Truckload spot rates saw their first significant upswing in the past year from late November into early January, tightening the gap between spot and contract rates.

While market conditions remain broadly loose, there are increasing signs of slowing supply – "key to the bottoming process," said Tim Denoyer, ACT Research vice president and senior analyst.

Slowing supply is key for the U.S. truckload market to transition from the late-cycle stage experienced in 2022 to the cycle-bottom phase, which Denoyer said features a thinning of marginal capacity amid lower rates, preceding an early-cycle market tightening. “Because rates are now far below costs in some cases, the market may experience both the cycle-bottom and early-cycle phases in 2023," he added. 

FTR Vice President of Trucking Avery Vise expects truck utilization rates to drop in lock-step with the economy. The 10-year average for truck use is around 91%, but the market is already below that mark, FTR says, and it’s expected to keep falling to around 86% by late third quarter of this year.

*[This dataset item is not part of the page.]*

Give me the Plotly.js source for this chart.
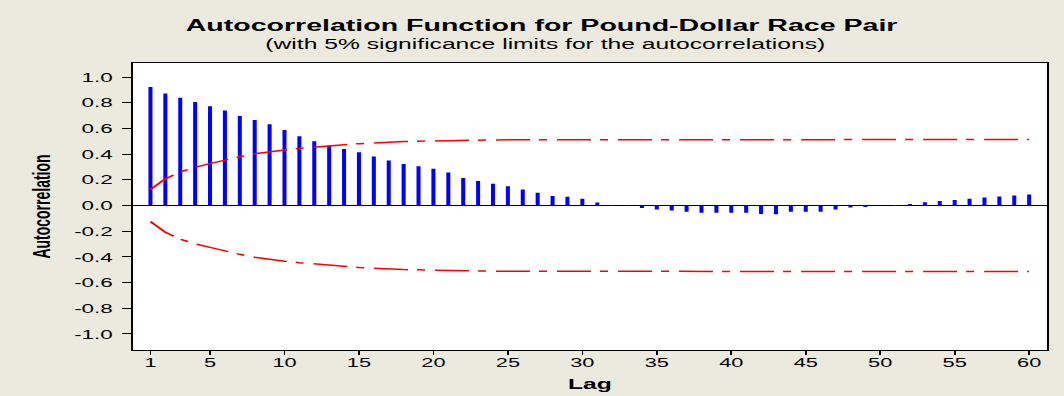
<!DOCTYPE html>
<html>
<head>
<meta charset="utf-8">
<script src="https://cdn.plot.ly/plotly-3.0.1.min.js"></script>
<style>
  html, body { margin: 0; padding: 0; overflow: hidden; background: #ECE9DF; }
  #wrap { width: 1064px; height: 396px; overflow: hidden; }
  /* The chart is laid out narrow and widened horizontally, giving the wide lettering of the figure */
  #chart { width: 626px; height: 396px; transform: scaleX(1.6997); transform-origin: 0 0; }
</style>
</head>
<body>
<div id="wrap"><div id="chart"></div></div>
<script>
// Lags of the autocorrelation function
const lags = [1, 2, 3, 4, 5, 6, 7, 8, 9, 10,
              11, 12, 13, 14, 15, 16, 17, 18, 19, 20,
              21, 22, 23, 24, 25, 26, 27, 28, 29, 30,
              31, 32, 33, 34, 35, 36, 37, 38, 39, 40,
              41, 42, 43, 44, 45, 46, 47, 48, 49, 50,
              51, 52, 53, 54, 55, 56, 57, 58, 59, 60];

// Sample autocorrelation at each lag
const acf = [0.924, 0.872, 0.839, 0.807, 0.773, 0.740, 0.698, 0.667, 0.633, 0.589,
             0.540, 0.501, 0.465, 0.441, 0.415, 0.382, 0.350, 0.324, 0.306, 0.286,
             0.257, 0.215, 0.192, 0.169, 0.150, 0.125, 0.099, 0.075, 0.068, 0.052,
             0.023, 0.002, -0.003, -0.020, -0.031, -0.039, -0.049, -0.057, -0.057, -0.057,
             -0.057, -0.065, -0.067, -0.049, -0.049, -0.049, -0.031, -0.016, -0.005, 0.000,
             0.001, 0.010, 0.026, 0.036, 0.044, 0.052, 0.062, 0.070, 0.078, 0.086];

// 5% significance limit (magnitude) at each lag
const sigLimit = [0.125, 0.208, 0.262, 0.298, 0.326, 0.356, 0.380, 0.403, 0.421, 0.433,
                  0.445, 0.456, 0.465, 0.473, 0.482, 0.489, 0.494, 0.499, 0.501, 0.504,
                  0.507, 0.509, 0.510, 0.511, 0.512, 0.512, 0.513, 0.513, 0.513, 0.513,
                  0.513, 0.513, 0.513, 0.514, 0.514, 0.514, 0.514, 0.514, 0.514, 0.514,
                  0.514, 0.514, 0.514, 0.514, 0.514, 0.514, 0.514, 0.514, 0.514, 0.514,
                  0.514, 0.514, 0.514, 0.514, 0.514, 0.514, 0.514, 0.514, 0.514, 0.514];

// Axis ticks
const xTickVals = [1, 5, 10, 15, 20, 25, 30, 35, 40, 45, 50, 55, 60];
const yTickVals = [1.0, 0.8, 0.6, 0.4, 0.2, 0.0, -0.2, -0.4, -0.6, -0.8, -1.0];
const yTickText = ['1.0', '0.8', '0.6', '0.4', '0.2', '0.0', '-0.2', '-0.4', '-0.6', '-0.8', '-1.0'];

const FONT = 'Liberation Sans, Arial, Helvetica, sans-serif';
const limitDash = '20px,5.3px,4.7px,5.9px';

const traces = [
  {
    type: 'bar',
    x: lags,
    y: acf,
    width: 0.27,
    marker: { color: '#0000FF', line: { width: 0 } },
    hoverinfo: 'x+y'
  },
  {
    type: 'scatter',
    mode: 'lines',
    x: lags,
    y: sigLimit,
    line: { color: '#FF0000', width: 1.5, dash: limitDash },
    hoverinfo: 'skip'
  },
  {
    type: 'scatter',
    mode: 'lines',
    x: lags,
    y: sigLimit.map(v => -v),
    line: { color: '#FF0000', width: 1.5, dash: limitDash },
    hoverinfo: 'skip'
  }
];

const layout = {
  width: 626,
  height: 396,
  margin: { l: 77.66, r: 10, t: 63, b: 46, pad: 0 },
  paper_bgcolor: '#ECE9DF',
  plot_bgcolor: '#FFFFFF',
  showlegend: false,
  font: { family: FONT, color: '#000000' },
  title: {
    text: '<b>Autocorrelation Function for Pound-Dollar Race Pair</b>',
    font: { family: FONT, size: 16.8, color: '#000000' },
    xref: 'container', x: 0.509, xanchor: 'center',
    yref: 'container', y: 1 - 25 / 396, yanchor: 'middle'
  },
  annotations: [
    {
      text: '(with 5% significance limits for the autocorrelations)',
      xref: 'paper', yref: 'paper',
      x: 0.4514, y: 1.0645,
      xanchor: 'center', yanchor: 'middle',
      showarrow: false,
      font: { family: FONT, size: 14.5, color: '#000000' }
    }
  ],
  xaxis: {
    range: [-0.2, 61.2],
    tickmode: 'array',
    tickvals: xTickVals,
    ticks: 'outside',
    ticklen: 4,
    tickwidth: 1,
    tickcolor: '#000000',
    ticklabelstandoff: -3,
    tickfont: { family: FONT, size: 12.8, color: '#000000' },
    showgrid: false,
    zeroline: false,
    showline: true,
    mirror: true,
    linecolor: '#000000',
    linewidth: 1,
    title: {
      text: '<b>Lag</b>',
      font: { family: FONT, size: 14.5, color: '#000000' },
      standoff: 9
    },
    fixedrange: true
  },
  yaxis: {
    range: [-1.125, 1.11],
    tickmode: 'array',
    tickvals: yTickVals,
    ticktext: yTickText,
    ticks: 'outside',
    ticklen: 5,
    tickwidth: 1,
    tickcolor: '#000000',
    ticklabelstandoff: 3,
    tickfont: { family: FONT, size: 13.2, color: '#000000' },
    showgrid: false,
    zeroline: true,
    zerolinecolor: '#000000',
    zerolinewidth: 1,
    showline: true,
    mirror: true,
    linecolor: '#000000',
    linewidth: 1,
    title: {
      text: '<b>Autocorrelation</b>',
      font: { family: FONT, size: 14, color: '#000000' },
      standoff: 10
    },
    fixedrange: true
  }
};

Plotly.newPlot('chart', traces, layout, { displayModeBar: false, responsive: false });
</script>
</body>
</html>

Rates rang in the new year stronger than their exit. The average broker-to-carrier rates based on contributed transaction data through Jan. 9 show van rates at $2.51 a mile, 11 cents higher than the average in December; reefer at $2.95 a mile, 14 cents higher than December; and flatbed at $2.79 a mile, 5 cents higher than December, according to DAT.

The total number of loads on the DAT One network increased by 14% to 2.2 million loads the week of Jan. 1-7, and the posting total exceeded 2 million for the first time since the week after Thanksgiving.

Data from Truckstop and FTR Transportation Intelligence show that the final two weeks of 2022 saw a large increase in broker-posted van segment rates, as usually happens in late December, and the first week of January saw a notable drop in rates as it usually does. Even so, dry van and refrigerated rates started 2023 well above pre-holiday levels. Further moderation in January would be the norm absent a disruption, such as extreme and widespread winter weather, according to FTR. Flatbed rates are basically where they sat before the holidays after declines in the latest two weeks.